Que bom que é quando podemos realizar uma vontade. E aquela que vinha a ter era passear, conhecer outros lugares. Para espairecer daquele onde estou.
Estava decidida a ir fazer uma caminhada muito longa, de cidade para cidade costeira, por verdejantes colinas. Tinha tudo planeado mas, no último minuto, descobri que me equivoquei e tudo desmoronou. Fiquei sem chão, a querer desesperadamente cumprir a minha missão: IR A ALGUM LADO ONTEM, sexta-feira Santa.
Não só por ter existido o "milagre" de ter o meu serviço dispensado por ser feriado - mas porque, segundo todas as previsões sobre o tempo, seria o único dia com SOL para esta e as próximas semanas.
Nesse preciso instante as nuvens cobrem o sol e a colina ficou à sombra. Enquanto me mantive sem o kispo e apenas de T-shirt, o sol abrasador que vinha a sentir desde que iniciei viagem, não deu ares de si. Andei colina abaixo, em direcção ao Zoo, atravessei a ponte para o outro lado do Regents Park, na esperança de encontrar a beleza que vi outrora, mas depois de muito caminhar, meus pés de pé desde as cinco da tarde do dia anterior, queriam descansar. Vi uma tábua lisa a servir de banco e sentei-me. Puxei de um livro que comprei e pus-me a ler. Só que as costas precisavam de apoio, por isso deitei-me na tábua, mochila a servir de almofada e li. Quando me cansei, decidi caminhar para o mercado de Camden, um local que gosto e onde me sinto confortável. Tive de voltar para trás e decidi seguir pelo rumo do traçado do canal - existe um canal de água com passeios de barco que liga Camden ao centro de Londres. Decidi que era por ali que queria fazer o percurso. E foi maravilhoso.
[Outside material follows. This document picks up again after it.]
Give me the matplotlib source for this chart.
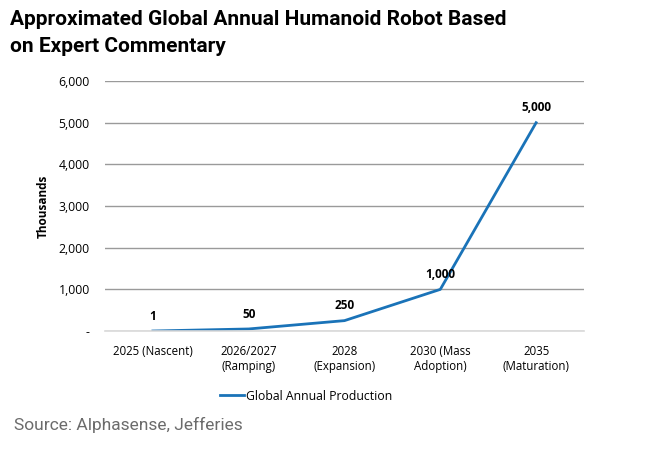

Este passeio não podia ser adiado "para outro dia". A previsão do tempo só indicava ontem, sexta-feira santa com sendo um dia com sol e boa temperatura. Pode já ser primavera, mas o tempo ainda insiste que é inverno. Chove praticamente todos os dias. Era ontem ou nunca.
Quando notei que fazer a caminhada costeira pelas colinas das seven sisters - o meu plano inicial, tinham saído logrados, fiquei de rastos. Até me vieram lágrimas aos olhos. É tão difícil saber o que fazer com os recursos limitados que tenho e na condição em que estou (sozinha). Tinha encontrado uma actividade que me entusiasmava. Mal podia esperar por a fazer. Fui trabalhar sabendo que, logo à saída, ia começar a minha aventura. Não ia dormir, ia aproveitar o sol.
Mas o colega que ficou de me dar boleia desapareceu. E com isso os meus planos foram por água a baixo. Ele ia levar-me até Brighton - uma cidade costeira que é um ponto de ligação com outros locais, e daí eu apanharia um autocarro para as colinas brancas de nome Seven Sisters.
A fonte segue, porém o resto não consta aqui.